## Work to complete:
Please output every line of the material as it stands, without the pictures.

## Information provided:
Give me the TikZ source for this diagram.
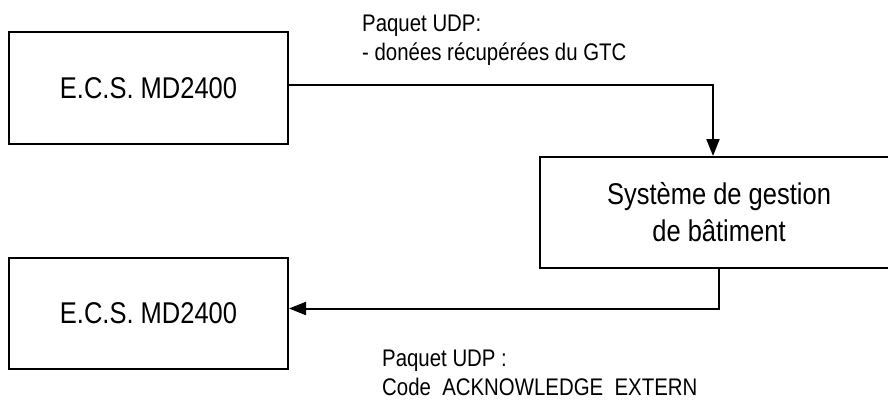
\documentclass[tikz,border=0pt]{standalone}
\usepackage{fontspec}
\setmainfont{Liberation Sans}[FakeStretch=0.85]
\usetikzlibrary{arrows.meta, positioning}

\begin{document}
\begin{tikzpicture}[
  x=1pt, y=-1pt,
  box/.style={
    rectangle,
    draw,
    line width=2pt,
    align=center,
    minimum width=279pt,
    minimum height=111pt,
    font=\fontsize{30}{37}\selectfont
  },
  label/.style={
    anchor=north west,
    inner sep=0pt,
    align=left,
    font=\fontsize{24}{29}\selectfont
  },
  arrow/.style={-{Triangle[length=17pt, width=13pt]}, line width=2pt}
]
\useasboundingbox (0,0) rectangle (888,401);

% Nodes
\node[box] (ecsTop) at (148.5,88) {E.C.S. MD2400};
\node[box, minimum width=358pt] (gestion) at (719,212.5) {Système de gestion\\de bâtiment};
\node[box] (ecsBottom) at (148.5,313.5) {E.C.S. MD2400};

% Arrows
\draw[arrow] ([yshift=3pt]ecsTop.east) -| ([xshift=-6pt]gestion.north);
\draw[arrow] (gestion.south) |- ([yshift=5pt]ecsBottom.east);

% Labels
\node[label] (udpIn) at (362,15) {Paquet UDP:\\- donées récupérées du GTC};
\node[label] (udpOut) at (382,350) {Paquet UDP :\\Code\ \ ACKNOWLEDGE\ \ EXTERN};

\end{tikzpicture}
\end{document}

## Task output:
Give me the TikZ source for this diagram.
\documentclass[tikz,border=0pt]{standalone}
\usepackage{fontspec}
\setmainfont{Liberation Sans}[FakeStretch=0.85]
\usetikzlibrary{arrows.meta, positioning}

\begin{document}
\begin{tikzpicture}[
  x=1pt, y=-1pt,
  box/.style={
    rectangle,
    draw,
    line width=2pt,
    align=center,
    minimum width=279pt,
    minimum height=111pt,
    font=\fontsize{30}{37}\selectfont
  },
  label/.style={
    anchor=north west,
    inner sep=0pt,
    align=left,
    font=\fontsize{24}{29}\selectfont
  },
  arrow/.style={-{Triangle[length=17pt, width=13pt]}, line width=2pt}
]
\useasboundingbox (0,0) rectangle (888,401);

% Nodes
\node[box] (ecsTop) at (148.5,88) {E.C.S. MD2400};
\node[box, minimum width=358pt] (gestion) at (719,212.5) {Système de gestion\\de bâtiment};
\node[box] (ecsBottom) at (148.5,313.5) {E.C.S. MD2400};

% Arrows
\draw[arrow] ([yshift=3pt]ecsTop.east) -| ([xshift=-6pt]gestion.north);
\draw[arrow] (gestion.south) |- ([yshift=5pt]ecsBottom.east);

% Labels
\node[label] (udpIn) at (362,15) {Paquet UDP:\\- donées récupérées du GTC};
\node[label] (udpOut) at (382,350) {Paquet UDP :\\Code\ \ ACKNOWLEDGE\ \ EXTERN};

\end{tikzpicture}
\end{document}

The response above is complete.